**SET PROBLEM:** Quote the whole listing word for word. Do not include the pictures.

**MATERIAL SUPPLIED:**
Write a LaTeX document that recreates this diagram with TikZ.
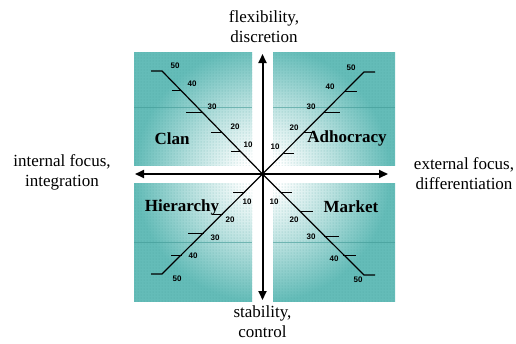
\documentclass[tikz,border=0pt]{standalone}
\usepackage{fontspec}
\setmainfont{Liberation Serif}
\newfontfamily\numfont{Liberation Sans}
\usetikzlibrary{arrows.meta,patterns}
\definecolor{tealc}{RGB}{100,188,184}
\definecolor{teald}{RGB}{62,152,148}
% radius 25bp of the shading is mapped onto the circle radius (200) below: 1bp = 8px
\pgfdeclareradialshading{glow}{\pgfpoint{0bp}{0bp}}{color(0bp)=(white); color(2.5bp)=(white); color(9bp)=(tealc!45!white); color(16bp)=(tealc); color(50bp)=(tealc)}
\tikzset{
  axis/.style={line width=2pt,-{Triangle[width=8pt,length=9pt]}},
  scaleline/.style={line width=1.2pt,black},
  tickmark/.style={line width=1pt,black},
  num/.style={font=\numfont\bfseries\fontsize{8}{9}\selectfont,inner sep=0pt},
  quad/.style={font=\bfseries\fontsize{17}{20}\selectfont,inner sep=0pt},
  axlabel/.style={font=\fontsize{17}{20}\selectfont,align=center,inner sep=0pt},
}
\begin{document}
\begin{tikzpicture}[x=1pt,y=-1pt]
\useasboundingbox (0,0) rectangle (516,343);
\coordinate (c) at (262.5,174);
% panels
\foreach \xa/\ya/\xb/\yb/\ly in {134/52/252/165/107, 273/52/395/165/107, 134/183/252/301/242, 273/183/395/301/242}{
  \begin{scope}
    \clip (\xa,\ya) rectangle (\xb,\yb);
    \shade[shading=glow] (c) circle (200);
    \fill[pattern=dots,pattern color=teald,opacity=0.5] (\xa,\ya) rectangle (\xb,\yb);
    \draw[teald,line width=0.8pt,opacity=0.6] (\xa,\ly) -- (\xb,\ly);
  \end{scope}
}
% axes
\coordinate (top) at (262.5,54);
\coordinate (bot) at (262.5,300);
\coordinate (lft) at (135,174);
\coordinate (rgt) at (388,174);
\draw[axis] (c) -- (top);
\draw[axis] (c) -- (bot);
\draw[axis] (c) -- (lft);
\draw[axis] (c) -- (rgt);
% scale lines
\coordinate (tl) at (162,71);
\coordinate (tr) at (364,72);
\coordinate (bl) at (162,274);
\coordinate (br) at (364,275);
\draw[scaleline] (151,71) -- (tl) -- (c);
\draw[scaleline] (375,72) -- (tr) -- (c);
\draw[scaleline] (151,274) -- (bl) -- (c);
\draw[scaleline] (375,275) -- (br) -- (c);
% ticks top-left
\draw[tickmark] (172,90) -- (180.5,90);
\draw[tickmark] (186,112) -- (202,112);
\draw[tickmark] (211,132) -- (221.5,132);
\draw[tickmark] (231,151) -- (240,151);
% ticks top-right
\draw[tickmark] (283.5,153) -- (294,153);
\draw[tickmark] (304,132) -- (314,132);
\draw[tickmark] (324,112) -- (340,112);
\draw[tickmark] (345,91) -- (357,91);
% ticks bottom-left
\draw[tickmark] (233,192) -- (244.5,192);
\draw[tickmark] (212,214) -- (222.5,214);
\draw[tickmark] (188,233) -- (203.5,233);
\draw[tickmark] (171,255) -- (181.5,255);
% ticks bottom-right
\draw[tickmark] (280.5,192) -- (292,192);
\draw[tickmark] (300.5,211) -- (313,211);
\draw[tickmark] (324,236) -- (339,236);
\draw[tickmark] (343,255) -- (356,255);
% numbers
\node[num] (n1) at (175,66) {50};
\node[num] (n2) at (192,84) {40};
\node[num] (n3) at (212,107) {30};
\node[num] (n4) at (235,127) {20};
\node[num] (n5) at (248,145) {10};
\node[num] (n6) at (351,68) {50};
\node[num] (n7) at (330,87) {40};
\node[num] (n8) at (311,107) {30};
\node[num] (n9) at (294,128) {20};
\node[num] (n10) at (275,147) {10};
\node[num] (n11) at (247,202) {10};
\node[num] (n12) at (230,220) {20};
\node[num] (n13) at (215,238) {30};
\node[num] (n14) at (193,256) {40};
\node[num] (n15) at (177,279) {50};
\node[num] (n16) at (274,202) {10};
\node[num] (n17) at (294,220) {20};
\node[num] (n18) at (311,237) {30};
\node[num] (n19) at (334,259) {40};
\node[num] (n20) at (358,280) {50};
% quadrant names
\node[quad] (clan) at (172,139) {Clan};
\node[quad] (adho) at (347,138) {Adhocracy};
\node[quad] (hier) at (182,207) {Hierarchy};
\node[quad] (mark) at (351,207) {Market};
% axis labels
\node[axlabel] (flex) at (264,27) {flexibility,\\discretion};
\node[axlabel] (stab) at (262.5,322) {stability,\\control};
\node[axlabel] (intl) at (62,172) {internal focus,\\integration};
\node[axlabel] (extl) at (464,174) {external focus,\\differentiation};
\end{tikzpicture}
\end{document}
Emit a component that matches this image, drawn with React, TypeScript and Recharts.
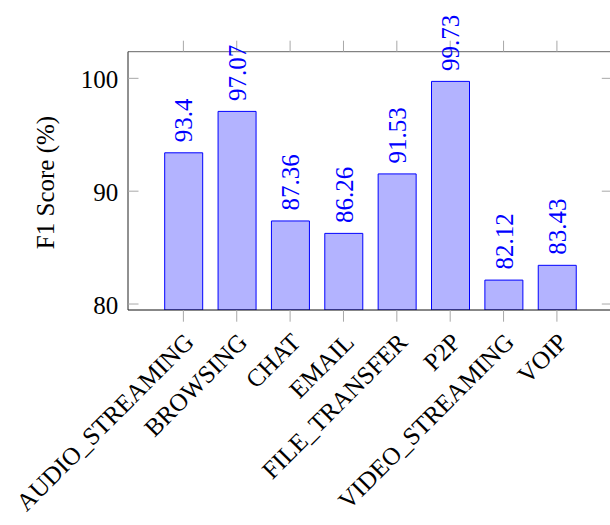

**EXPECTED ANSWER:**
Write a LaTeX document that recreates this diagram with TikZ.
\documentclass[tikz,border=0pt]{standalone}
\usepackage{fontspec}
\setmainfont{Liberation Serif}
\newfontfamily\numfont{Liberation Sans}
\usetikzlibrary{arrows.meta,patterns}
\definecolor{tealc}{RGB}{100,188,184}
\definecolor{teald}{RGB}{62,152,148}
% radius 25bp of the shading is mapped onto the circle radius (200) below: 1bp = 8px
\pgfdeclareradialshading{glow}{\pgfpoint{0bp}{0bp}}{color(0bp)=(white); color(2.5bp)=(white); color(9bp)=(tealc!45!white); color(16bp)=(tealc); color(50bp)=(tealc)}
\tikzset{
  axis/.style={line width=2pt,-{Triangle[width=8pt,length=9pt]}},
  scaleline/.style={line width=1.2pt,black},
  tickmark/.style={line width=1pt,black},
  num/.style={font=\numfont\bfseries\fontsize{8}{9}\selectfont,inner sep=0pt},
  quad/.style={font=\bfseries\fontsize{17}{20}\selectfont,inner sep=0pt},
  axlabel/.style={font=\fontsize{17}{20}\selectfont,align=center,inner sep=0pt},
}
\begin{document}
\begin{tikzpicture}[x=1pt,y=-1pt]
\useasboundingbox (0,0) rectangle (516,343);
\coordinate (c) at (262.5,174);
% panels
\foreach \xa/\ya/\xb/\yb/\ly in {134/52/252/165/107, 273/52/395/165/107, 134/183/252/301/242, 273/183/395/301/242}{
  \begin{scope}
    \clip (\xa,\ya) rectangle (\xb,\yb);
    \shade[shading=glow] (c) circle (200);
    \fill[pattern=dots,pattern color=teald,opacity=0.5] (\xa,\ya) rectangle (\xb,\yb);
    \draw[teald,line width=0.8pt,opacity=0.6] (\xa,\ly) -- (\xb,\ly);
  \end{scope}
}
% axes
\coordinate (top) at (262.5,54);
\coordinate (bot) at (262.5,300);
\coordinate (lft) at (135,174);
\coordinate (rgt) at (388,174);
\draw[axis] (c) -- (top);
\draw[axis] (c) -- (bot);
\draw[axis] (c) -- (lft);
\draw[axis] (c) -- (rgt);
% scale lines
\coordinate (tl) at (162,71);
\coordinate (tr) at (364,72);
\coordinate (bl) at (162,274);
\coordinate (br) at (364,275);
\draw[scaleline] (151,71) -- (tl) -- (c);
\draw[scaleline] (375,72) -- (tr) -- (c);
\draw[scaleline] (151,274) -- (bl) -- (c);
\draw[scaleline] (375,275) -- (br) -- (c);
% ticks top-left
\draw[tickmark] (172,90) -- (180.5,90);
\draw[tickmark] (186,112) -- (202,112);
\draw[tickmark] (211,132) -- (221.5,132);
\draw[tickmark] (231,151) -- (240,151);
% ticks top-right
\draw[tickmark] (283.5,153) -- (294,153);
\draw[tickmark] (304,132) -- (314,132);
\draw[tickmark] (324,112) -- (340,112);
\draw[tickmark] (345,91) -- (357,91);
% ticks bottom-left
\draw[tickmark] (233,192) -- (244.5,192);
\draw[tickmark] (212,214) -- (222.5,214);
\draw[tickmark] (188,233) -- (203.5,233);
\draw[tickmark] (171,255) -- (181.5,255);
% ticks bottom-right
\draw[tickmark] (280.5,192) -- (292,192);
\draw[tickmark] (300.5,211) -- (313,211);
\draw[tickmark] (324,236) -- (339,236);
\draw[tickmark] (343,255) -- (356,255);
% numbers
\node[num] (n1) at (175,66) {50};
\node[num] (n2) at (192,84) {40};
\node[num] (n3) at (212,107) {30};
\node[num] (n4) at (235,127) {20};
\node[num] (n5) at (248,145) {10};
\node[num] (n6) at (351,68) {50};
\node[num] (n7) at (330,87) {40};
\node[num] (n8) at (311,107) {30};
\node[num] (n9) at (294,128) {20};
\node[num] (n10) at (275,147) {10};
\node[num] (n11) at (247,202) {10};
\node[num] (n12) at (230,220) {20};
\node[num] (n13) at (215,238) {30};
\node[num] (n14) at (193,256) {40};
\node[num] (n15) at (177,279) {50};
\node[num] (n16) at (274,202) {10};
\node[num] (n17) at (294,220) {20};
\node[num] (n18) at (311,237) {30};
\node[num] (n19) at (334,259) {40};
\node[num] (n20) at (358,280) {50};
% quadrant names
\node[quad] (clan) at (172,139) {Clan};
\node[quad] (adho) at (347,138) {Adhocracy};
\node[quad] (hier) at (182,207) {Hierarchy};
\node[quad] (mark) at (351,207) {Market};
% axis labels
\node[axlabel] (flex) at (264,27) {flexibility,\\discretion};
\node[axlabel] (stab) at (262.5,322) {stability,\\control};
\node[axlabel] (intl) at (62,172) {internal focus,\\integration};
\node[axlabel] (extl) at (464,174) {external focus,\\differentiation};
\end{tikzpicture}
\end{document}
Emit a component that matches this image, drawn with React, TypeScript and Recharts.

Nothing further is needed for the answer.